## Exercise goal
Your task is to gather the lines below that hold the string "chart".

** START Exercise data **

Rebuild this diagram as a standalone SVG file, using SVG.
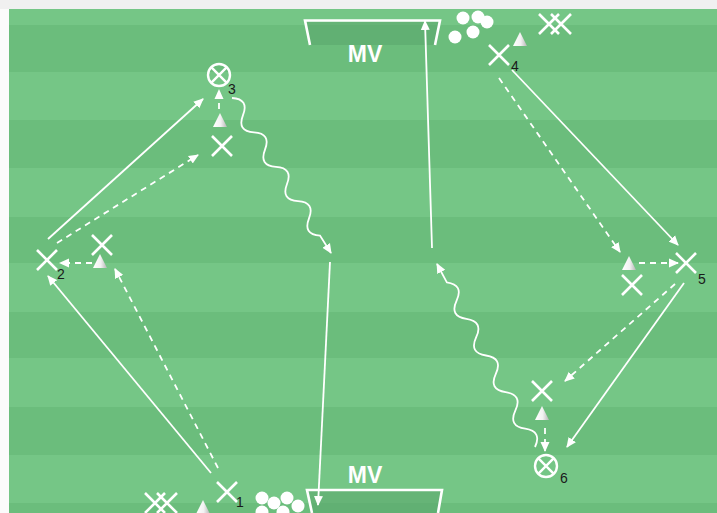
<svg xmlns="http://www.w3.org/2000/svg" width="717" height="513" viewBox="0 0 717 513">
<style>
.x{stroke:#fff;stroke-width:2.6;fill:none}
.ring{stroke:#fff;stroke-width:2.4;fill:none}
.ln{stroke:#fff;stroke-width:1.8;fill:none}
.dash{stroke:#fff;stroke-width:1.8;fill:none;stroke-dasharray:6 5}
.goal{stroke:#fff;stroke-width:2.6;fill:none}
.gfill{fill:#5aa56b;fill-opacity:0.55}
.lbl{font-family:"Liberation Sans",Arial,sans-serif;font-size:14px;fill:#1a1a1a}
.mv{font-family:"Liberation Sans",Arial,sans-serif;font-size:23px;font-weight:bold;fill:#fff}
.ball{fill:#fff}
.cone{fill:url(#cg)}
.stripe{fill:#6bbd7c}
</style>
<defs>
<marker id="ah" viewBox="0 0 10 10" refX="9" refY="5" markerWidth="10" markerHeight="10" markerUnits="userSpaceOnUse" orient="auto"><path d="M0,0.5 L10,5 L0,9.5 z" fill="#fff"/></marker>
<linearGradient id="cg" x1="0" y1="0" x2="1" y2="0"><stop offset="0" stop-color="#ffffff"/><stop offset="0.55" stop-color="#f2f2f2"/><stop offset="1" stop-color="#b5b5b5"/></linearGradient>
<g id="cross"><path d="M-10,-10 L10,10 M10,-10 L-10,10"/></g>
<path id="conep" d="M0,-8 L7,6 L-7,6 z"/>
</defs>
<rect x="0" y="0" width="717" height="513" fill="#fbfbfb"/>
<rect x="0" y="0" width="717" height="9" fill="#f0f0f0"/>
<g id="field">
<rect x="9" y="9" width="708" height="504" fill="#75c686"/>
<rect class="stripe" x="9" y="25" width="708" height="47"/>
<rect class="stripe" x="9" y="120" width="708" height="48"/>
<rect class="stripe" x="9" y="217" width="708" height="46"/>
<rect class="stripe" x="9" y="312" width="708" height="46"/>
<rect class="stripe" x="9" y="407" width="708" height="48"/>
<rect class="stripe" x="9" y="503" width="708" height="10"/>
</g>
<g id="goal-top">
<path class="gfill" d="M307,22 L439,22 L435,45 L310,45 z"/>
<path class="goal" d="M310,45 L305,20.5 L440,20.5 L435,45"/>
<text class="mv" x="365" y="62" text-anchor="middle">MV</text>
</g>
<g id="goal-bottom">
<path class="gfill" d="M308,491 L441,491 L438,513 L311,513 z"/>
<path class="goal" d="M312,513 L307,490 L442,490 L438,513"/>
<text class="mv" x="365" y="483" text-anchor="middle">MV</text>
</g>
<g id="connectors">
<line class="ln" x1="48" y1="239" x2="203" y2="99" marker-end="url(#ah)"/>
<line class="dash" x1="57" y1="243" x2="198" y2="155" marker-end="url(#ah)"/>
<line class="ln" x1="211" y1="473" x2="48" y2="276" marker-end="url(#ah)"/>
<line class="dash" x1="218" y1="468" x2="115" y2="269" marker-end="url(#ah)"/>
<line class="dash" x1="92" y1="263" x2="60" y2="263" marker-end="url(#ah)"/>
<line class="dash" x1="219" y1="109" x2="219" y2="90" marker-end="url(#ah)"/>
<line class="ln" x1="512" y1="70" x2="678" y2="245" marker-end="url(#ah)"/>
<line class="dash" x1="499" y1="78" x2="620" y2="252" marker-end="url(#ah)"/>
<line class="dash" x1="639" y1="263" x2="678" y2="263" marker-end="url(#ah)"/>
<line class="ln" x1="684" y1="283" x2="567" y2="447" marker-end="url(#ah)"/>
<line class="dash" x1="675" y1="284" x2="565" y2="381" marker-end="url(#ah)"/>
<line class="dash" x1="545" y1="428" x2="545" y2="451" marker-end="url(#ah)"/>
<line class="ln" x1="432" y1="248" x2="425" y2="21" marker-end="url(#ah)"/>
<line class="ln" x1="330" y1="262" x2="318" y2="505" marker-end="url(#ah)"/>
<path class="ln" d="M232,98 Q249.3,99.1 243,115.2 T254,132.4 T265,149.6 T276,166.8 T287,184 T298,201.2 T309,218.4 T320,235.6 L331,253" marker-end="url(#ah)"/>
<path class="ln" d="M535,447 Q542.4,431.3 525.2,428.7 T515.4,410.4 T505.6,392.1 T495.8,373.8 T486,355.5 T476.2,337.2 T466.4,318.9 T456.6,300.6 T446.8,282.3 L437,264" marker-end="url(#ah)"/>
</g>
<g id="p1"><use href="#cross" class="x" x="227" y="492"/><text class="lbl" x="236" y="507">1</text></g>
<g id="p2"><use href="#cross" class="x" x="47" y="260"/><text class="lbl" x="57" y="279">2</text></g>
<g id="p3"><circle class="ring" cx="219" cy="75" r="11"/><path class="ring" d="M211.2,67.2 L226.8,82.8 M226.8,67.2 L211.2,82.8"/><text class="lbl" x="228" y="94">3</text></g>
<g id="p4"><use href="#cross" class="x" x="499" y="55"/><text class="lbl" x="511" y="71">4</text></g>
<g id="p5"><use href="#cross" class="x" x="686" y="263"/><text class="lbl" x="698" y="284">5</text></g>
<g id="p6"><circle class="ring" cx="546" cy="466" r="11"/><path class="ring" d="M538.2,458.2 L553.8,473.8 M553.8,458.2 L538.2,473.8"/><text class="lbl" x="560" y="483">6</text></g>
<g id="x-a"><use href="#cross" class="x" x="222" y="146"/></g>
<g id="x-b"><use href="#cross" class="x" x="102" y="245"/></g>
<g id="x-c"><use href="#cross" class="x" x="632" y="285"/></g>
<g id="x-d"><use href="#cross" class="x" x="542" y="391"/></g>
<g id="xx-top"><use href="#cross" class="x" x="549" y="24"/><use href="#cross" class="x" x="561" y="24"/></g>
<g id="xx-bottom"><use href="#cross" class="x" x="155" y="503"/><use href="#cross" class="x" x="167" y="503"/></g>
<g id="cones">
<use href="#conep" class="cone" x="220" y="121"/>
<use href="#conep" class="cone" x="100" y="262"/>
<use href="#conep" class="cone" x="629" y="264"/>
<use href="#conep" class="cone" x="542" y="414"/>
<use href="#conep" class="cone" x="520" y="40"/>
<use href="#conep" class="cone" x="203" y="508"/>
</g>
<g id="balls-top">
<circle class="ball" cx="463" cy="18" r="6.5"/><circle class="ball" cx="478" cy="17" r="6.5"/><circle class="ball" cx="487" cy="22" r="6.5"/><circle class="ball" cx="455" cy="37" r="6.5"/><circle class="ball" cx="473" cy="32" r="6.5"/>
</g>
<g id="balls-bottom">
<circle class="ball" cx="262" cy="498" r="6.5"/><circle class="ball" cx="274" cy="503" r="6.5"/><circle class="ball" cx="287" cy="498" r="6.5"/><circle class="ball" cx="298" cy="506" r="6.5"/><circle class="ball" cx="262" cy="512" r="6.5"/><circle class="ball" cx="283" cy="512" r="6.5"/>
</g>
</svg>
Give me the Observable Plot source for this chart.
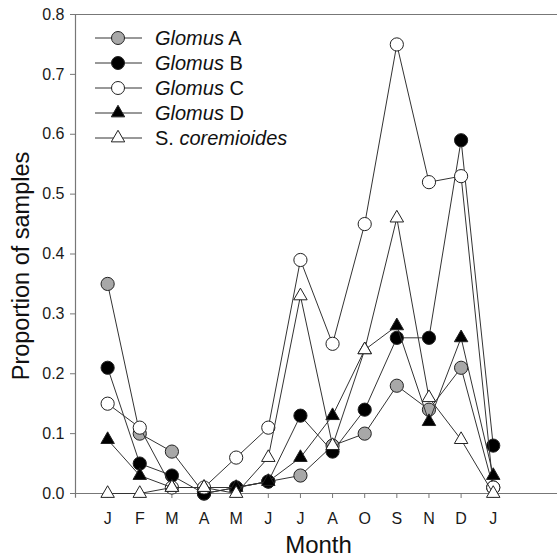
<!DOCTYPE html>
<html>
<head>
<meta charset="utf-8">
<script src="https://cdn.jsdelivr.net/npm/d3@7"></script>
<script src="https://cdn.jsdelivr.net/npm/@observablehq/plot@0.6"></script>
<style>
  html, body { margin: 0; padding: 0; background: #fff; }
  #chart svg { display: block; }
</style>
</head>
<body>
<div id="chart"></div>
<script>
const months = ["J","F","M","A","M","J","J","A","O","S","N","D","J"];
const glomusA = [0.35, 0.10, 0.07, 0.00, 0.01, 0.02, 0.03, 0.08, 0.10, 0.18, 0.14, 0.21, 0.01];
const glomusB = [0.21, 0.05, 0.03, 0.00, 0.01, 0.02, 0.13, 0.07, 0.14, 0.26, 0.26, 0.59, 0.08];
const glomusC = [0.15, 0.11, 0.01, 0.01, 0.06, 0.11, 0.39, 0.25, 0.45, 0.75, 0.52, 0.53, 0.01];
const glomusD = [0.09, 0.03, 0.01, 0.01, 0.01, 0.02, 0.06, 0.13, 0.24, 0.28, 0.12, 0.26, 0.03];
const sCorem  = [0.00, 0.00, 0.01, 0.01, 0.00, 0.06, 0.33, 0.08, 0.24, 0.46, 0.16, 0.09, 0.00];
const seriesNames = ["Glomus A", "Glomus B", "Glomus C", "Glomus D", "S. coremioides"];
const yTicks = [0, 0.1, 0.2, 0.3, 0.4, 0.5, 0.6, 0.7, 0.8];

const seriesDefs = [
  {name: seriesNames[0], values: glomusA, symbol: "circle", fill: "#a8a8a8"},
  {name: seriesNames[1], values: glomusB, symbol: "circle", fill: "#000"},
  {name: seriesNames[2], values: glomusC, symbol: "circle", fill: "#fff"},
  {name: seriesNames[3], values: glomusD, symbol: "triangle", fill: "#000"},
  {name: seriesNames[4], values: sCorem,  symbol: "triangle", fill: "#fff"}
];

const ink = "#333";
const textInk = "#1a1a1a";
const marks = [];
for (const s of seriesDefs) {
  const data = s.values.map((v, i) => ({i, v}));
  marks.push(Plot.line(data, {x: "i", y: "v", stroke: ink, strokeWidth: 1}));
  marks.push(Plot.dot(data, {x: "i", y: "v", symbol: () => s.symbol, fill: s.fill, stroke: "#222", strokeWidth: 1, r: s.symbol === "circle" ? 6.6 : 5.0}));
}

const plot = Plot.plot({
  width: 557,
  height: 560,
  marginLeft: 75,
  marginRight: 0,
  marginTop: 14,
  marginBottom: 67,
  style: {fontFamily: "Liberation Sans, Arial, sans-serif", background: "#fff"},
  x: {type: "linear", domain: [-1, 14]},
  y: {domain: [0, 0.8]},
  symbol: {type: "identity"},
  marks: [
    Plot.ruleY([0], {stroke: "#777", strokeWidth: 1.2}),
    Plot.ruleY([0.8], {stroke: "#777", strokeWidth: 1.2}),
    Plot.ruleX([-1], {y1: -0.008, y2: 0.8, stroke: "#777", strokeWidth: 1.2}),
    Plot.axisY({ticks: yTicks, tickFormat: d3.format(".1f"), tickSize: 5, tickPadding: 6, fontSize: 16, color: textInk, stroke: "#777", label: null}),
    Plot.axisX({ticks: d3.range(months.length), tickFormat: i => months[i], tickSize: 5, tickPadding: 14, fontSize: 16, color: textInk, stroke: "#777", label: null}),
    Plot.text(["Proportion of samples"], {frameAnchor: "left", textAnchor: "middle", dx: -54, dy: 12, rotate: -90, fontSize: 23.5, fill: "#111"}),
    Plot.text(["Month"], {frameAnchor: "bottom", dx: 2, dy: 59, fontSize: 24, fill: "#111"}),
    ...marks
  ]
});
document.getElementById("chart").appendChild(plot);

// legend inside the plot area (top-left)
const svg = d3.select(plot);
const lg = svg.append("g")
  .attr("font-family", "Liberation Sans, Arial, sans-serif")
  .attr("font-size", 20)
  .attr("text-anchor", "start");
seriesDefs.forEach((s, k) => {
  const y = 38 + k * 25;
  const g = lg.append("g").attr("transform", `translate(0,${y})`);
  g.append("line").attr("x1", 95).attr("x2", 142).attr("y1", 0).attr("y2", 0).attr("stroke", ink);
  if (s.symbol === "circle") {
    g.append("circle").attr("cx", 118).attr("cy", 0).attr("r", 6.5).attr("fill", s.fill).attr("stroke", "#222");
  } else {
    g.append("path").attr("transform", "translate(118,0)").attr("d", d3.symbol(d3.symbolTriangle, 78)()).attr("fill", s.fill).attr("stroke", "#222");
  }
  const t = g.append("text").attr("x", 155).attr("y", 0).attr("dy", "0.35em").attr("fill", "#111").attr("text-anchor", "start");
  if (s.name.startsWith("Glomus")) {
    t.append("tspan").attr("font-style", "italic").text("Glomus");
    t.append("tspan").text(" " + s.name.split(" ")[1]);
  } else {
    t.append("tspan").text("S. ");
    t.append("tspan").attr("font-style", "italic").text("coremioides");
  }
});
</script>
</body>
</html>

** END Exercise data **

## Written response
Give me the Observable Plot source for this chart.
  #chart svg { display: block; }
<div id="chart"></div>
document.getElementById("chart").appendChild(plot);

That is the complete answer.